This Tuesday morning in Asia, Bitcoin (BTC) touched $25,046 – its lowest level in three months, following a broader downturn in the crypto market. Ethereum (ETH) faced similar troubles, hitting its lowest point in 6 months at $1,546. This price drop, however, is accompanied by a similar drop in the fear and greed index – which places the current market in a state of ‘fear’ – hitting a score of 30. This poses an interesting opportunity for investors looking to pick up crypto at lower prices that have not been seen in months.
What to Watch Out for Today
1. PayPal Co-Founder Says Bitcoin Will Never Be A Payment Method: David Marcus, CEO of Lightspark and co-founder of PayPal, believes Bitcoin won’t be a popular payment method. Instead, he’s working on the lightning network to make Bitcoin transactions faster and more cost-effective, aiming to establish it as a universal protocol for online money transfers.

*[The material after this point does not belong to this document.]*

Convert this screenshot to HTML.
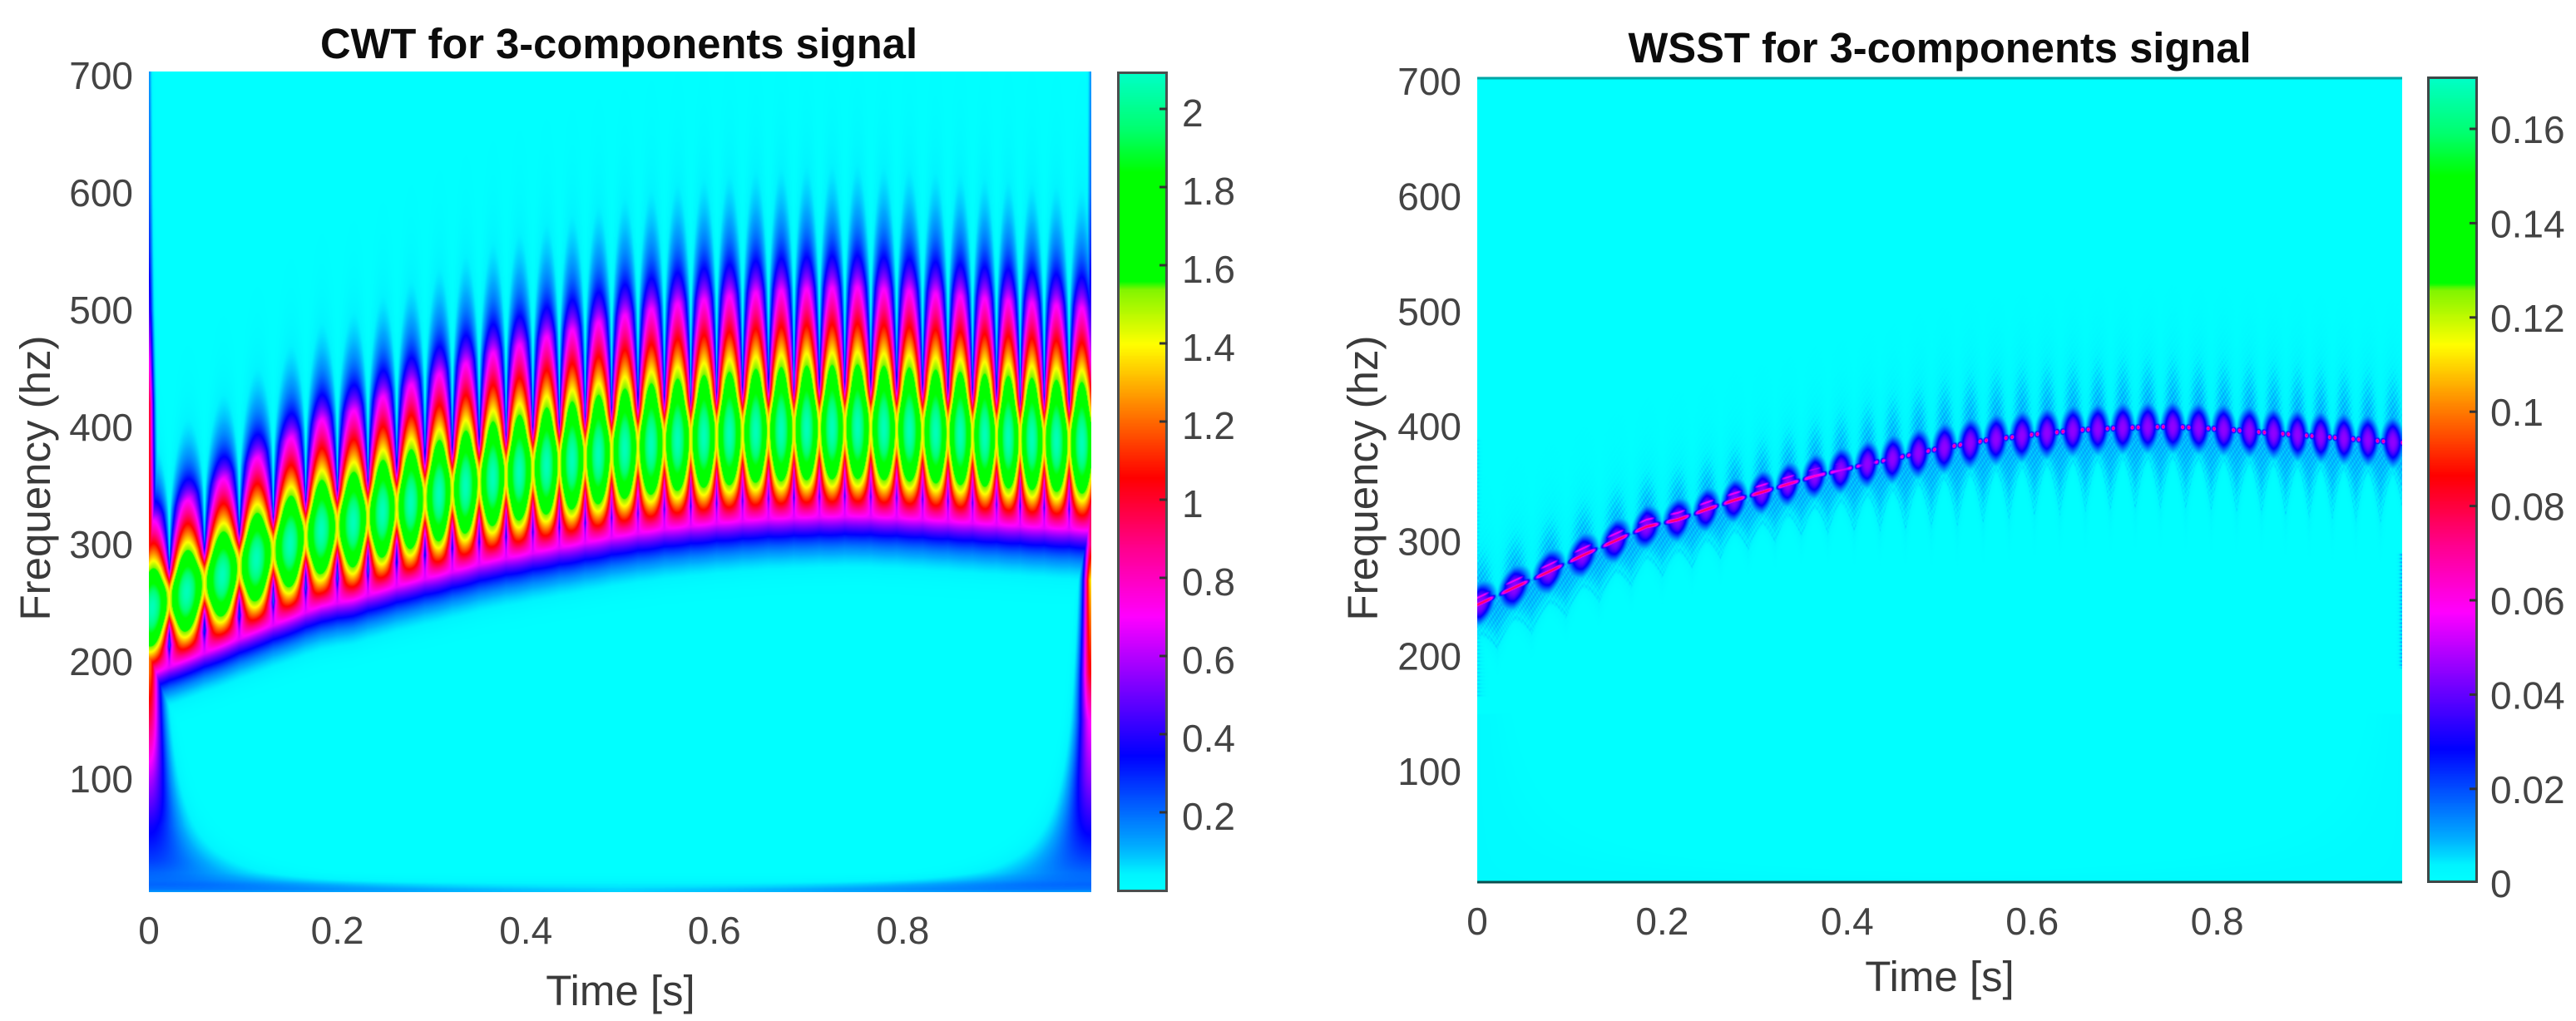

Marcus emphasizes that traditional fiat currencies will still be used on the network, with lightning facilitating cross-currency transactions. Given PayPal’s foray into its own USD stablecoin, the comments shouldn’t come as a surprise – but these remarks are noteworthy given Marcus’ high profile status in finance & crypto, and analysts will be watching Bitcoin’s price in the coming days.
2. Institutions’ Falling Out with Ethereum: Institutions have been significantly divesting from Ethereum in 2023, with over $108 million worth of the cryptocurrency sold year-to-date, making it the most sold digital asset among large entities, according to CoinShares’ analysis. Ethereum is currently labeled the “least loved digital asset” for exchange-traded product (ETP) investors, surpassing the second-place holder, Tron, by over $50 million. This development follows Ethereum’s transition to an inflationary model and a decline in on-chain activity during an extended bear market. Ethereum enthusiasts may continue to buy at the lower price – but continued outflows may put further pressure on Ethereum’s price. Either way, ETH is a coin to watch in the coming months as the situation continues to develop.
3. SEC Chair Continues Anti-Crypto Crusade: SEC Chair Gary Gensler is maintaining his tough stance on cryptocurrency, comparing the industry’s non-compliance with securities laws to the 1920s era before federal securities regulations were established. Gensler’s consistent position asserts that most crypto tokens likely fall under the investment contract test, citing the Howey Test, a framework for determining securities status. He has not clearly defined how this applies to coins like Ethereum, but he previously suggested that “everything but Bitcoin” might be considered a security. These comments are certainly not surprising to those familiar with the industry – but as the chair of the SEC in the US, Gensler’s comments will have caught the attention of traders.